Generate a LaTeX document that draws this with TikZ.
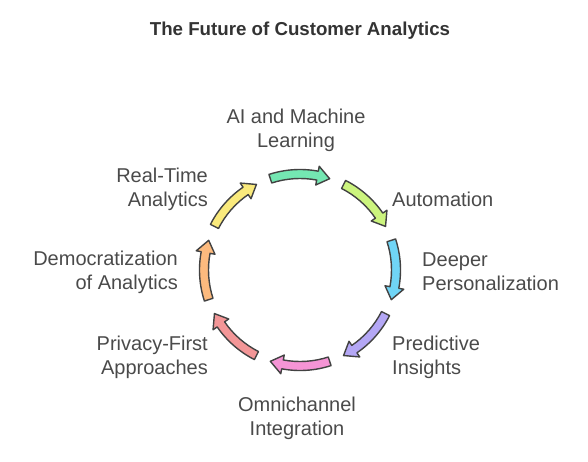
\documentclass[tikz,border=0pt]{standalone}
\usepackage{fontspec}
\setmainfont{Liberation Sans}

\definecolor{textgray}{HTML}{4A4A4A}
\definecolor{titlegray}{HTML}{333333}
\definecolor{edgegray}{HTML}{424242}
\definecolor{aicol}{HTML}{74E7B2}
\definecolor{autocol}{HTML}{CCF47E}
\definecolor{perscol}{HTML}{70D5F6}
\definecolor{predcol}{HTML}{B4A7F5}
\definecolor{omnicol}{HTML}{F594D5}
\definecolor{privcol}{HTML}{F39697}
\definecolor{democol}{HTML}{FCBA7E}
\definecolor{realcol}{HTML}{FAEA7C}

\newcommand{\ringr}{96}
\newcommand{\bodyw}{4.5}
\newcommand{\headw}{9.5}
\newcommand{\heada}{7.5}
% curved arrow along the ring, clockwise from #1 to #2
\newcommand{\cyclearrow}[3]{%
  \filldraw[arrowshape, fill=#3]
    ({#1}:{\ringr+\bodyw}) arc[start angle={#1}, end angle={#2+\heada}, radius={\ringr+\bodyw}]
    -- ({#2+\heada}:{\ringr+\headw}) -- ({#2}:{\ringr}) -- ({#2+\heada}:{\ringr-\headw})
    -- ({#2+\heada}:{\ringr-\bodyw}) arc[start angle={#2+\heada}, end angle={#1}, radius={\ringr-\bodyw}]
    -- cycle;}

\begin{document}
\begin{tikzpicture}[
  x=1pt, y=1pt,
  topic/.style={inner sep=0pt, text=textgray, font=\fontsize{20}{24}\selectfont},
  heading/.style={inner sep=0pt, text=titlegray, font=\fontsize{18.7}{22}\selectfont\bfseries},
  arrowshape/.style={draw=edgegray, line width=1.4pt, line join=round}
]
\useasboundingbox (-300,-191) rectangle (288,270);
\coordinate (c) at (0,0);

\node[heading] (title) at (0,239) {The Future of Customer Analytics};

\foreach \mid/\col in {90/aicol, 45/autocol, 0/perscol, -45/predcol, -90/omnicol, -135/privcol, -180/democol, 135/realcol}
  \cyclearrow{\mid+18}{\mid-18}{\col};

\node[topic, align=center] (ai) at (-4,140) {AI and Machine\\Learning};
\node[topic, anchor=west, align=left] (auto) at (92,71) {Automation};
\node[topic, anchor=west, align=left] (pers) at (122,-2) {Deeper\\Personalization};
\node[topic, anchor=west, align=left] (pred) at (92,-87) {Predictive\\Insights};
\node[topic, align=center] (omni) at (-3,-148) {Omnichannel\\Integration};
\node[topic, anchor=east, align=right] (priv) at (-92,-87) {Privacy-First\\Approaches};
\node[topic, anchor=east, align=right] (demo) at (-122,-2) {Democratization\\of Analytics};
\node[topic, anchor=east, align=right] (real) at (-92,81) {Real-Time\\Analytics};
\end{tikzpicture}
\end{document}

- - - - -

» **The exercise**: Write the material out again exactly as it appears, dropping the pictures.

» **Response to this task**:
Generate a LaTeX document that draws this with TikZ.
\documentclass[tikz,border=0pt]{standalone}
\usepackage{fontspec}
\setmainfont{Liberation Sans}

\definecolor{textgray}{HTML}{4A4A4A}
\definecolor{titlegray}{HTML}{333333}
\definecolor{edgegray}{HTML}{424242}
\definecolor{aicol}{HTML}{74E7B2}
\definecolor{autocol}{HTML}{CCF47E}
\definecolor{perscol}{HTML}{70D5F6}
\definecolor{predcol}{HTML}{B4A7F5}
\definecolor{omnicol}{HTML}{F594D5}
\definecolor{privcol}{HTML}{F39697}
\definecolor{democol}{HTML}{FCBA7E}
\definecolor{realcol}{HTML}{FAEA7C}

\newcommand{\ringr}{96}
\newcommand{\bodyw}{4.5}
\newcommand{\headw}{9.5}
\newcommand{\heada}{7.5}
% curved arrow along the ring, clockwise from #1 to #2
\newcommand{\cyclearrow}[3]{%
  \filldraw[arrowshape, fill=#3]
    ({#1}:{\ringr+\bodyw}) arc[start angle={#1}, end angle={#2+\heada}, radius={\ringr+\bodyw}]
    -- ({#2+\heada}:{\ringr+\headw}) -- ({#2}:{\ringr}) -- ({#2+\heada}:{\ringr-\headw})
    -- ({#2+\heada}:{\ringr-\bodyw}) arc[start angle={#2+\heada}, end angle={#1}, radius={\ringr-\bodyw}]
    -- cycle;}

\begin{document}
\begin{tikzpicture}[
  x=1pt, y=1pt,
  topic/.style={inner sep=0pt, text=textgray, font=\fontsize{20}{24}\selectfont},
  heading/.style={inner sep=0pt, text=titlegray, font=\fontsize{18.7}{22}\selectfont\bfseries},
  arrowshape/.style={draw=edgegray, line width=1.4pt, line join=round}
]
\useasboundingbox (-300,-191) rectangle (288,270);
\coordinate (c) at (0,0);

\node[heading] (title) at (0,239) {The Future of Customer Analytics};

\foreach \mid/\col in {90/aicol, 45/autocol, 0/perscol, -45/predcol, -90/omnicol, -135/privcol, -180/democol, 135/realcol}
  \cyclearrow{\mid+18}{\mid-18}{\col};

\node[topic, align=center] (ai) at (-4,140) {AI and Machine\\Learning};
\node[topic, anchor=west, align=left] (auto) at (92,71) {Automation};
\node[topic, anchor=west, align=left] (pers) at (122,-2) {Deeper\\Personalization};
\node[topic, anchor=west, align=left] (pred) at (92,-87) {Predictive\\Insights};
\node[topic, align=center] (omni) at (-3,-148) {Omnichannel\\Integration};
\node[topic, anchor=east, align=right] (priv) at (-92,-87) {Privacy-First\\Approaches};
\node[topic, anchor=east, align=right] (demo) at (-122,-2) {Democratization\\of Analytics};
\node[topic, anchor=east, align=right] (real) at (-92,81) {Real-Time\\Analytics};
\end{tikzpicture}
\end{document}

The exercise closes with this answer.